Schwarz-grüner Flirt zuende

Koalitionsverhandlungen zur Bildung einer österreichischen Regierung scheitern am Streit über Budget, Bildung und Verteidigung. Jetzt warten Sozialdemokraten und Freiheitliche auf ihre Chance

aus Wien RALF LEONHARD

Erschöpft und wohl auch erleichtert trat Grünen-Chef Alexander Van der Bellen gestern um sechs Uhr früh vor die Presse. Seine Marathonverhandlungen mit Bundeskanzler Wolfgang Schüssel hatten den erhofften Durchbruch nicht gebracht: „Wir waren überrascht, wie wenig Bewegung in diesen letzten 16 Stunden möglich war.“

Dem Erweiterten Bundesvorstand konnte er nur die Gründe für das Scheitern darlegen. Der Applaus, mit dem das Gremium ihn und seine Stellvertreterin Eva Glawischnig später begrüßten, zeigte die tiefe Skepsis der Basis gegenüber dem kurzen Flirt mit der ÖVP.

Enttäuschung hingegen bei den Schwarzen: ÖVP-Generalsekretärin Maria Rauch-Kallat: „Schade, dass die Grünen sozusagen auf den letzten Metern der Mut verlassen hat.“ Wo es klemmte, war bekannt: Budget, Verteidigung, Bildungspolitik. Der von der ÖVP-FPÖ-Regierung beschlossene und dann vor den Wahlen taktisch auf Eis gelegte Ankauf von Eurofighters war für die Grünen nicht akzeptabel. Wolfgang Schüssel ist bei dem Industriemagnaten Frank Stronach im Wort, dessen Konzern besonders von den vereinbarten Kompensationsgeschäften profitieren würde. Für die Grünen ist die österreichische Luftraumüberwachung ohnehin eine Farce. Kompromissvarianten, die den Grünen die Gesichtswahrung und den Schwarzen die lückenlose Landesverteidigung garantiert hätte, wurden verworfen. Die vor zwei Jahren eingeführten Studiengebühren wollten die Ökos unter dem Motto „Freier Zugang zur Bildung“ abschaffen. Auch die als Kompromiss verhandelte Erweiterung des Stipendienangebots war mit der ÖVP nicht zu machen.

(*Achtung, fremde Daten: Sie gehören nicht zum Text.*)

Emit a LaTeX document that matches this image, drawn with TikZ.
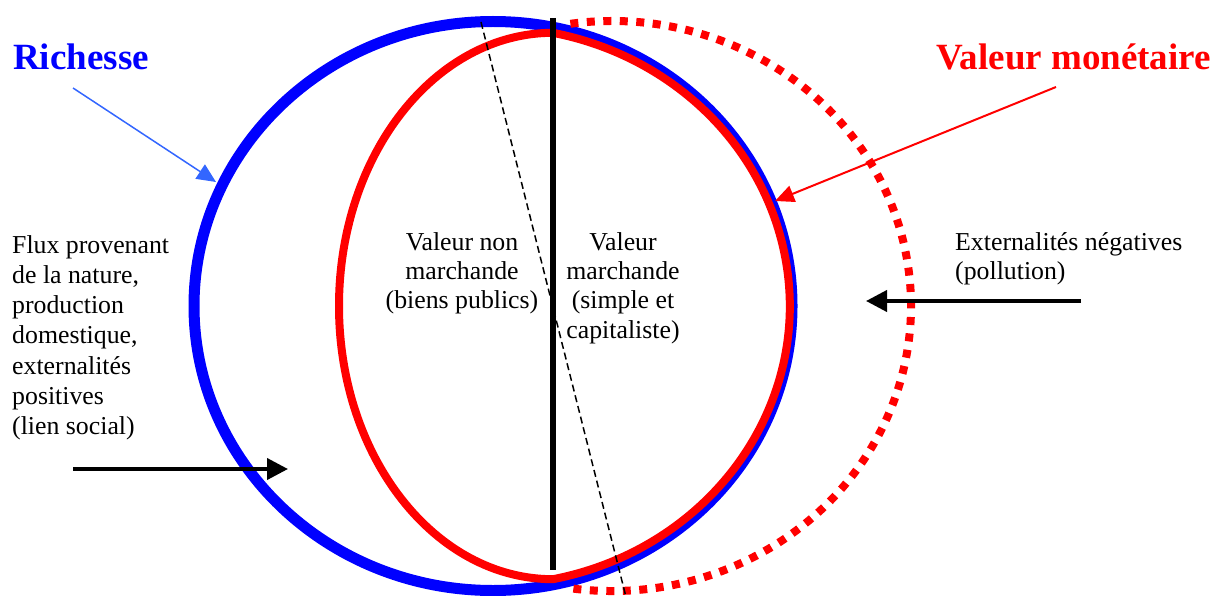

Sozialsprecher Karl Öllinger verhandelte mit dem neoliberalen Wirtschaftsminister Martin Bartenstein über die schrittweise Abschaffung der Frühpensionen. Die von ihm reklamierte Beschäftigungsoffensive für Ältere, die verhindern soll, dass diese in die Arbeitslosigkeit abgeschoben werden, war nach Ansicht der ÖVP nicht finanzierbar.

Schüchterne Annäherungen soll es im Bereich der Umwelt- und Integrationspolitik gegeben haben. Doch dürften die zuletzt formulierten Kompromisse zu dünn gewesen sein, um ein unbefriedigendes Ergebnis in anderen Bereichen zu kompensieren. Doppelstaatsbürgerschaft, kommunales Wahlrecht für Ausländer mit dauerndem Aufenthalt und Harmonisierung von Aufenthalts- und Arbeitsgenehmigung, wie von den Grünen gefordert, hätten für die ÖVP eine Kehrtwende in ihrer bisherigen Politik bedeutet. „Die Grünen haben in den vergangenen 36 Stunden geglaubt, sie bekommen in der Schlussphase noch ein paar Zuckerl. Aber da gibt es nichts mehr“, hatte ein ÖVP-Minister gegenüber dem Kurier bemerkt.

Die Kanzlerpartei braucht einen Mehrheitsbeschaffer und keinen Partner, der ihr Programm auf den Kopf stellt. Grüne Pläne für flächendeckendes Roadpricing und Anhebung der Steuer auf Diesel hatten die Wirtschaftslobbys alarmiert. Van der Bellen musste damit rechnen, vom Erweiterten Bundesvorstand in der Luft zerrissen zu werden, hätte er das magere Verhandlungsergebnis absegnen lassen wollen.

Die Grünen befinden sich wieder in der Opposition. Es ist nicht auszuschließen, dass der 59-jährige Professor die Führung an die nächste Generation abgibt. SPÖ und FPÖ, die das schwarz-grüne Turteln mit bissigen und wehleidigen Kommentaren begleitet hatten, warten auf ihre Chance. Jüngste Bemerkungen der Parteispitze lassen aber vermuten, dass nicht einmal die FPÖ so billig zu haben sein wird wie während der Sondierungsrunden.